• Instructions to follow: Leaving out every picture, retype the lines below from the top through the one that contains "var splitY = 49;".

• Raw data:
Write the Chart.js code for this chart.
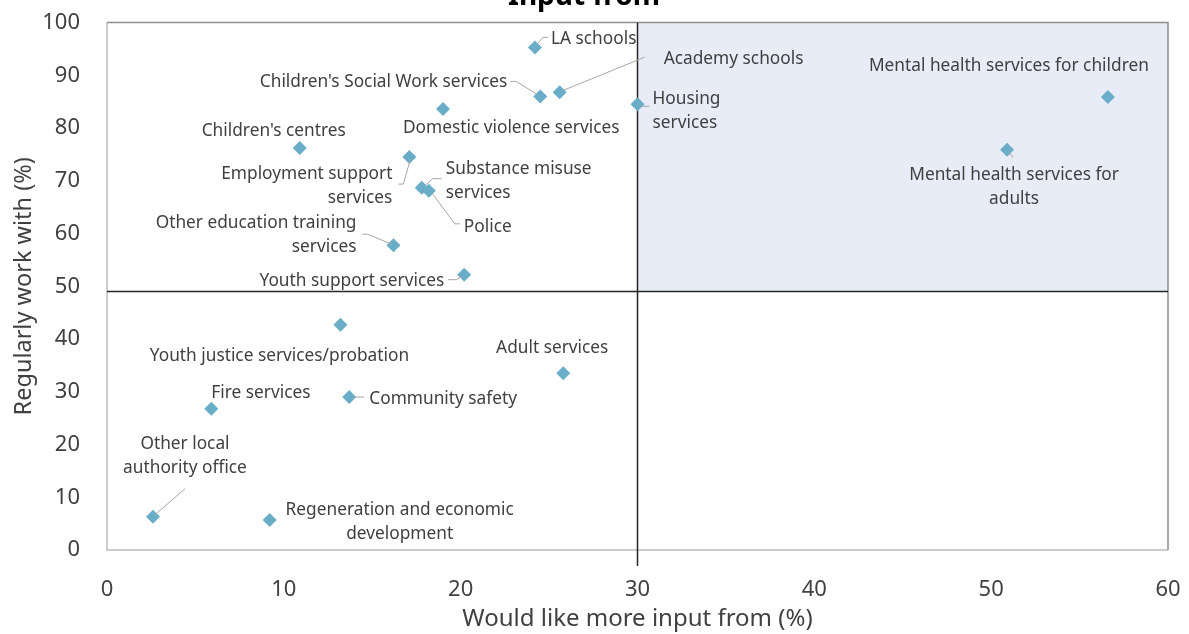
<!DOCTYPE html>
<html>
<head>
<meta charset="utf-8">
<script src="https://cdn.jsdelivr.net/npm/chart.js"></script>
<style>
  html, body { margin: 0; padding: 0; background: #fff; }
  #frame { position: relative; width: 1189px; height: 634px; overflow: hidden; }
  #holder { position: absolute; left: 0; top: -40px; width: 1189px; height: 674px; }
</style>
</head>
<body>
<div id="frame"><div id="holder"><canvas id="quadChart"></canvas></div></div>
<script>
// services and the two survey answers (%)
var services = [
  "LA schools",
  "Academy schools",
  "Children's Social Work services",
  "Housing services",
  "Domestic violence services",
  "Children's centres",
  "Employment support services",
  "Substance misuse services",
  "Police",
  "Other education training services",
  "Youth support services",
  "Mental health services for children",
  "Mental health services for adults",
  "Youth justice services/probation",
  "Adult services",
  "Fire services",
  "Community safety",
  "Other local authority office",
  "Regeneration and economic development"
];
var moreInput = [24.2, 25.6, 24.5, 30.0, 19.0, 10.9, 17.1, 17.8, 18.2, 16.2, 20.2, 56.6, 50.9, 13.2, 25.8, 5.9, 13.7, 2.6, 9.2];
var workWith  = [95.3, 86.8, 86.0, 84.5, 83.6, 76.2, 74.5, 68.7, 68.1, 57.8, 52.2, 85.9, 75.9, 42.7, 33.5, 26.8, 29.0, 6.3, 5.7];

var xTicks = [0, 10, 20, 30, 40, 50, 60];
var yTicks = [0, 10, 20, 30, 40, 50, 60, 70, 80, 90, 100];

// where the quadrant lines cross
var splitX = 30;
var splitY = 49;

// label placement: offset from the point (px), alignment, words on first line, leader line
var placement = [
  { a: 'left',   dx: 16,  dy: -8,  lead: [[2,-3],[8,-10],[13,-10]] },
  { a: 'left',   dx: 104, dy: -33, lead: [[4,-2],[85,-35]] },
  { a: 'right',  dx: -33, dy: -14, lead: [[-3,-2],[-24,-15],[-30,-15]] },
  { a: 'left',   dx: 15,  dy: -5,  split: 1, lead: [[3,2],[12,2]] },
  { a: 'left',   dx: -40, dy: 19 },
  { a: 'center', dx: -26, dy: -17 },
  { a: 'right',  dx: -17, dy: 17,  split: 2, lead: [[1,2],[-6,27],[-11,27]] },
  { a: 'left',   dx: 24,  dy: -19, split: 2, lead: [[3,-2],[11,-9],[20,-9]] },
  { a: 'left',   dx: 35,  dy: 36,  lead: [[3,2],[26,33],[31,33]] },
  { a: 'right',  dx: -37, dy: -22, split: 3, lead: [[-2,-1],[-26,-11],[-31,-11]] },
  { a: 'right',  dx: -20, dy: 6,   lead: [[-2,2],[-8,5],[-16,5]] },
  { a: 'center', dx: -99, dy: -31 },
  { a: 'center', dx: 7,   dy: 25,  split: 4, lead: [[2,2],[6,8]] },
  { a: 'center', dx: -61, dy: 31 },
  { a: 'center', dx: -11, dy: -25 },
  { a: 'left',   dx: 0,   dy: -16 },
  { a: 'left',   dx: 20,  dy: 2,   lead: [[3,0],[15,0]] },
  { a: 'center', dx: 32,  dy: -73, split: 2, lead: [[2,-2],[32,-28]] },
  { a: 'center', dx: 130, dy: -10, split: 3 }
];

var fontFam = "'Noto Sans', 'Open Sans', sans-serif";

var quadrantPlugin = {
  id: 'quadrant',
  beforeDatasetsDraw: function(chart) {
    var ctx = chart.ctx, a = chart.chartArea;
    var xs = chart.scales.x, ys = chart.scales.y;
    var px = xs.getPixelForValue(splitX), py = ys.getPixelForValue(splitY);
    ctx.save();
    ctx.fillStyle = '#e8ecf7';
    ctx.fillRect(px, a.top, a.right - px, py - a.top);

    // plot frame
    ctx.lineWidth = 1.5;
    ctx.strokeStyle = '#bdbdbd';
    ctx.beginPath();
    ctx.moveTo(a.left, a.top); ctx.lineTo(a.left, a.bottom); ctx.lineTo(a.right, a.bottom);
    ctx.stroke();
    ctx.strokeStyle = '#8e8e8e';
    ctx.beginPath();
    ctx.moveTo(a.left, a.top); ctx.lineTo(a.right, a.top); ctx.lineTo(a.right, a.bottom);
    ctx.stroke();

    // crossing lines
    ctx.strokeStyle = '#262626';
    ctx.lineWidth = 1.5;
    ctx.beginPath();
    ctx.moveTo(a.left, py); ctx.lineTo(a.right, py);
    ctx.moveTo(px, a.top); ctx.lineTo(px, a.bottom + 16);
    ctx.stroke();
    ctx.restore();
  },
  afterDatasetsDraw: function(chart) {
    var ctx = chart.ctx;
    var pts = chart.getDatasetMeta(0).data;
    ctx.save();
    ctx.font = '17.3px ' + fontFam;
    ctx.fillStyle = '#404040';
    ctx.textBaseline = 'middle';
    pts.forEach(function(p, i) {
      var lp = placement[i];
      if (lp.lead) {
        ctx.strokeStyle = '#a6a6a6';
        ctx.lineWidth = 1;
        ctx.beginPath();
        lp.lead.forEach(function(o, k) {
          if (k === 0) ctx.moveTo(p.x + o[0], p.y + o[1]);
          else ctx.lineTo(p.x + o[0], p.y + o[1]);
        });
        ctx.stroke();
      }
      var words = services[i].split(' ');
      var lines = lp.split ? [words.slice(0, lp.split).join(' '), words.slice(lp.split).join(' ')] : [services[i]];
      ctx.textAlign = lp.a;
      lines.forEach(function(t, k) {
        ctx.fillText(t, p.x + lp.dx, p.y + lp.dy + k * 24);
      });
    });
    ctx.restore();
  }
};

var ctx = document.getElementById('quadChart').getContext('2d');
var quadChart = new Chart(ctx, {
  type: 'scatter',
  data: {
    datasets: [{
      data: moreInput.map(function(v, i) { return { x: v, y: workWith[i] }; }),
      pointStyle: 'rectRot',
      pointRadius: 7,
      pointHoverRadius: 7,
      backgroundColor: '#6aadc8',
      borderWidth: 0
    }]
  },
  options: {
    responsive: true,
    maintainAspectRatio: false,
    animation: false,
    events: [],
    layout: { padding: { left: 0, right: 21, top: 0, bottom: 0 } },
    plugins: {
      legend: { display: false },
      tooltip: { enabled: false },
      title: {
        display: true,
        text: 'Input from',
        color: '#000',
        font: { family: fontFam, size: 28, weight: 'bold' },
        padding: { top: 20, bottom: 9 }
      }
    },
    scales: {
      x: {
        type: 'linear',
        min: 0, max: 60,
        afterBuildTicks: function(s) { s.ticks = xTicks.map(function(v) { return { value: v }; }); },
        afterFit: function(s) { s.height = 84; s.paddingLeft = 0; s.paddingRight = 0; },
        grid: { display: false, drawTicks: false },
        border: { display: false },
        ticks: { color: '#404040', padding: 27, font: { family: fontFam, size: 22 } },
        title: {
          display: true,
          text: 'Would like more input from (%)',
          color: '#404040',
          font: { family: fontFam, size: 24 },
          padding: { top: 0, bottom: 0 }
        }
      },
      y: {
        type: 'linear',
        min: 0, max: 100,
        afterBuildTicks: function(s) { s.ticks = yTicks.map(function(v) { return { value: v }; }); },
        afterFit: function(s) { s.width = 107; },
        grid: { display: false, drawTicks: false },
        border: { display: false },
        ticks: { color: '#404040', padding: 27, font: { family: fontFam, size: 22 } },
        title: {
          display: true,
          text: 'Regularly work with (%)',
          color: '#404040',
          font: { family: fontFam, size: 23.5 },
          padding: { top: 10, bottom: 0 }
        }
      }
    }
  },
  plugins: [quadrantPlugin]
});
</script>
</body>
</html>
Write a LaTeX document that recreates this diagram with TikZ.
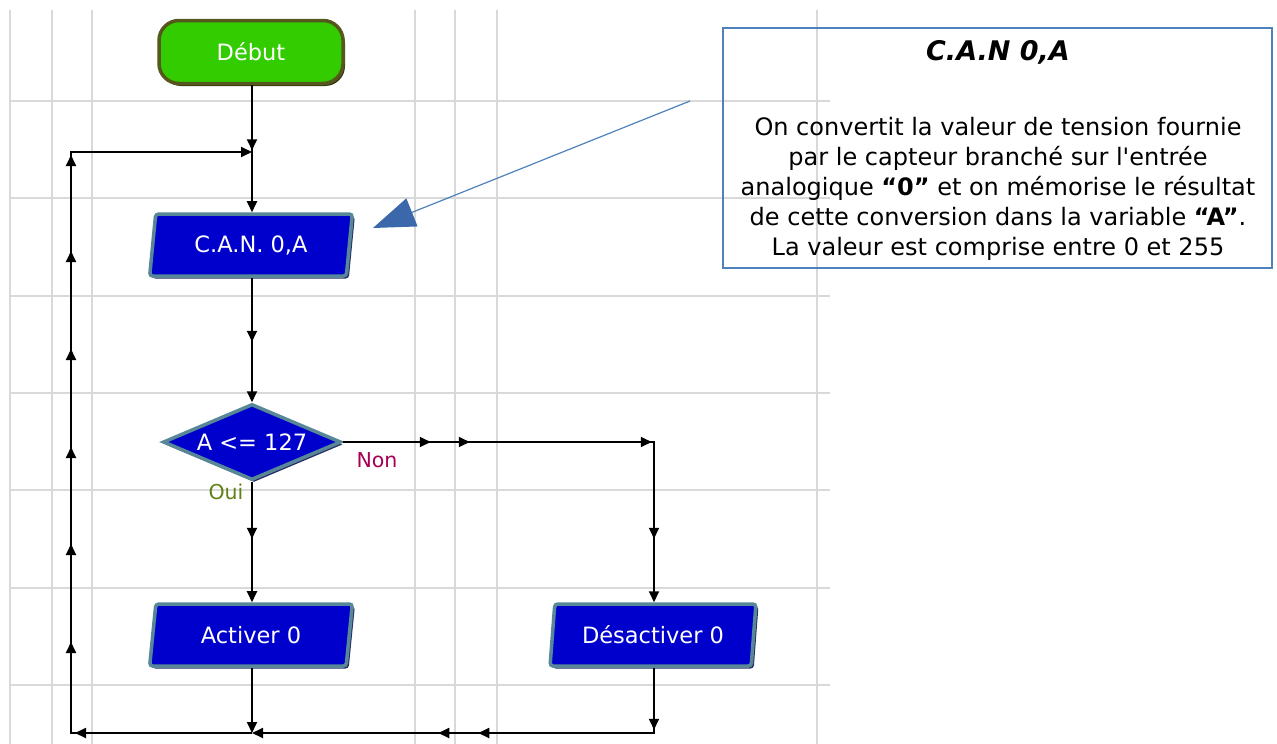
\documentclass[tikz,border=0pt]{standalone}
\usepackage{fontspec}
\setmainfont{DejaVu Sans}[Ligatures=TeXOff]
\usetikzlibrary{shapes.geometric,arrows.meta,decorations.markings,shadows}

\definecolor{gridgray}{RGB}{217,217,217}
\definecolor{startgreen}{RGB}{51,204,0}
\definecolor{startedge}{RGB}{84,88,28}
\definecolor{startshade}{RGB}{52,52,10}
\definecolor{boxblue}{RGB}{0,0,204}
\definecolor{boxedge}{RGB}{88,136,152}
\definecolor{boxshade}{RGB}{40,46,104}
\definecolor{noncol}{RGB}{165,0,85}
\definecolor{ouicol}{RGB}{95,130,20}
\definecolor{noteedge}{RGB}{79,129,189}
\definecolor{notehead}{RGB}{58,104,170}

\newcommand\flowfont{\fontsize{22.5}{26}\selectfont}
\newcommand\labelfont{\fontsize{20.5}{24}\selectfont}

\tikzset{
  gridline/.style={gridgray, line width=1.6pt},
  flow/.style={black, line width=1.8pt},
  midtip/.style={postaction={decorate,decoration={markings,
      mark=at position #1 with {\arrow{Triangle[length=11pt,width=10pt]}}}}},
  endtip/.style={-{Triangle[length=11pt,width=10pt]}},
  startbox/.style={rectangle, rounded corners=20pt, minimum width=184pt,
      minimum height=63pt, fill=startgreen, draw=startedge, line width=3.5pt,
      text=white, font=\flowfont,
      drop shadow={shadow xshift=2pt, shadow yshift=-2.5pt, opacity=1, fill=startshade}},
  iobox/.style={trapezium, trapezium left angle=81, trapezium right angle=99,
      trapezium stretches=true, minimum width=203pt, minimum height=62pt,
      inner sep=2pt, rounded corners=3pt, fill=boxblue, draw=boxedge,
      line width=3.5pt, text=white, font=\flowfont,
      drop shadow={shadow xshift=2.5pt, shadow yshift=-2.5pt, opacity=1, fill=boxshade}},
  testbox/.style={diamond, aspect=2.34, minimum width=178pt, minimum height=76pt,
      inner sep=0pt, fill=boxblue, draw=boxedge, line width=3.5pt, text=white,
      font=\flowfont,
      drop shadow={shadow xshift=2pt, shadow yshift=-2.5pt, opacity=1, fill=boxshade}},
  notebox/.style={draw=noteedge, line width=1.2pt, minimum width=549pt,
      minimum height=240pt, inner sep=0pt},
}

\begin{document}
\begin{tikzpicture}[x=1pt,y=-1pt]
\useasboundingbox (0,0) rectangle (1277,744);

% background grid
\foreach \gy in {101,198,296,393,490,588,685}
  \draw[gridline] (10,\gy) -- (830,\gy);
\foreach \gx in {10,52,92,415,455,497,817}
  \draw[gridline] (\gx,10) -- (\gx,744);

% flowchart blocks
\node[startbox] (debut) at (251,52) {Début};
\node[iobox] (can) at (251,245) {C.A.N. 0,A};
\node[testbox] (test) at (252,442) {A <= 127};
\node[iobox] (act) at (251,635) {Activer 0};
\node[iobox, minimum width=206pt] (desact) at (653,635) {Désactiver 0};

\node[font=\labelfont, text=noncol] (non) at (377,460) {Non};
\node[font=\labelfont, text=ouicol] (oui) at (226,492) {Oui};

% junction points of the wiring
\coordinate (joinTop) at (252,152);
\coordinate (loopTop) at (71,152);
\coordinate (loopBottom) at (71,733);
\coordinate (joinAct) at (252,733);
\coordinate (joinDes) at (654,733);
\coordinate (nonCorner) at (654,442);

% connectors
\draw[flow, midtip=65pt, endtip] (debut.south -| joinTop) -- (can.north -| joinTop);
\draw[flow, midtip=64pt, endtip] (can.south -| joinTop) -- (test.north);
\draw[flow, midtip=57pt, endtip] (test.south) -- (act.north -| joinTop);
\draw[flow, midtip=88pt, midtip=127pt, midtip=309pt, midtip=408pt, endtip]
  (test.east) -- (nonCorner) -- (desact.north -| nonCorner);
\draw[flow, endtip] (act.south -| joinAct) -- (joinAct);
\draw[flow, midtip=62pt, midtip=241pt, midtip=281pt, endtip]
  (desact.south -| joinDes) -- (joinDes) -- (joinAct);
\draw[flow, midtip=177pt, midtip=272pt, midtip=370pt, midtip=467pt,
      midtip=565pt, midtip=663pt, midtip=759pt, endtip]
  (joinAct) -- (loopBottom) -- (loopTop) -- (joinTop);

% comment box
\node[notebox] (note) at (997.5,148) {};
\node[font=\bfseries\itshape\fontsize{27}{30}\selectfont] (notetitle) at (998,52) {C.A.N 0,A};
\node[align=center, font=\fontsize{24}{30}\selectfont, inner sep=0pt] (notebody) at (998,189)
  {On convertit la valeur de tension fournie\\
   par le capteur branché sur l'entrée\\
   analogique \textbf{“0”} et on mémorise le résultat\\
   de cette conversion dans la variable \textbf{“A”}.\\
   La valeur est comprise entre 0 et 255};

\coordinate (notefoot) at (690,101);
\coordinate (notetip) at (373,228);
\draw[noteedge, line width=1.2pt, -{Triangle[length=42pt,width=30pt,color=notehead]}]
  (notefoot) -- (notetip);
\end{tikzpicture}
\end{document}
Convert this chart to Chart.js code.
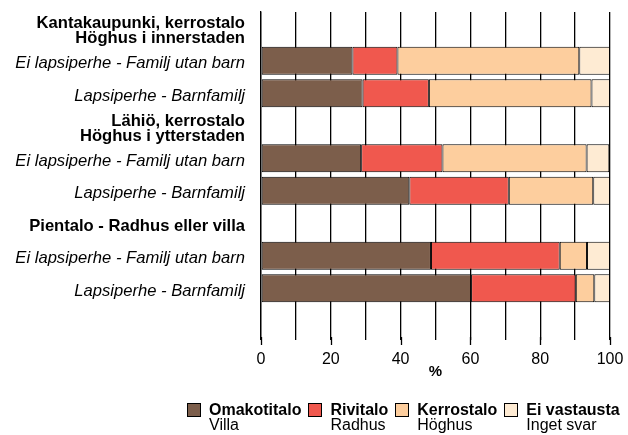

• Task response:
Write the Chart.js code for this chart.
<!DOCTYPE html>
<html>
<head>
<meta charset="utf-8">
<script src="https://cdn.jsdelivr.net/npm/chart.js"></script>
<style>
  html, body { margin: 0; padding: 0; background: #fff; }
  #frame { position: relative; width: 1189px; height: 634px; overflow: hidden; }
  #holder { position: absolute; left: 0; top: -40px; width: 1189px; height: 674px; }
</style>
</head>
<body>
<div id="frame"><div id="holder"><canvas id="quadChart"></canvas></div></div>
<script>
// services and the two survey answers (%)
var services = [
  "LA schools",
  "Academy schools",
  "Children's Social Work services",
  "Housing services",
  "Domestic violence services",
  "Children's centres",
  "Employment support services",
  "Substance misuse services",
  "Police",
  "Other education training services",
  "Youth support services",
  "Mental health services for children",
  "Mental health services for adults",
  "Youth justice services/probation",
  "Adult services",
  "Fire services",
  "Community safety",
  "Other local authority office",
  "Regeneration and economic development"
];
var moreInput = [24.2, 25.6, 24.5, 30.0, 19.0, 10.9, 17.1, 17.8, 18.2, 16.2, 20.2, 56.6, 50.9, 13.2, 25.8, 5.9, 13.7, 2.6, 9.2];
var workWith  = [95.3, 86.8, 86.0, 84.5, 83.6, 76.2, 74.5, 68.7, 68.1, 57.8, 52.2, 85.9, 75.9, 42.7, 33.5, 26.8, 29.0, 6.3, 5.7];

var xTicks = [0, 10, 20, 30, 40, 50, 60];
var yTicks = [0, 10, 20, 30, 40, 50, 60, 70, 80, 90, 100];

// where the quadrant lines cross
var splitX = 30;
var splitY = 49;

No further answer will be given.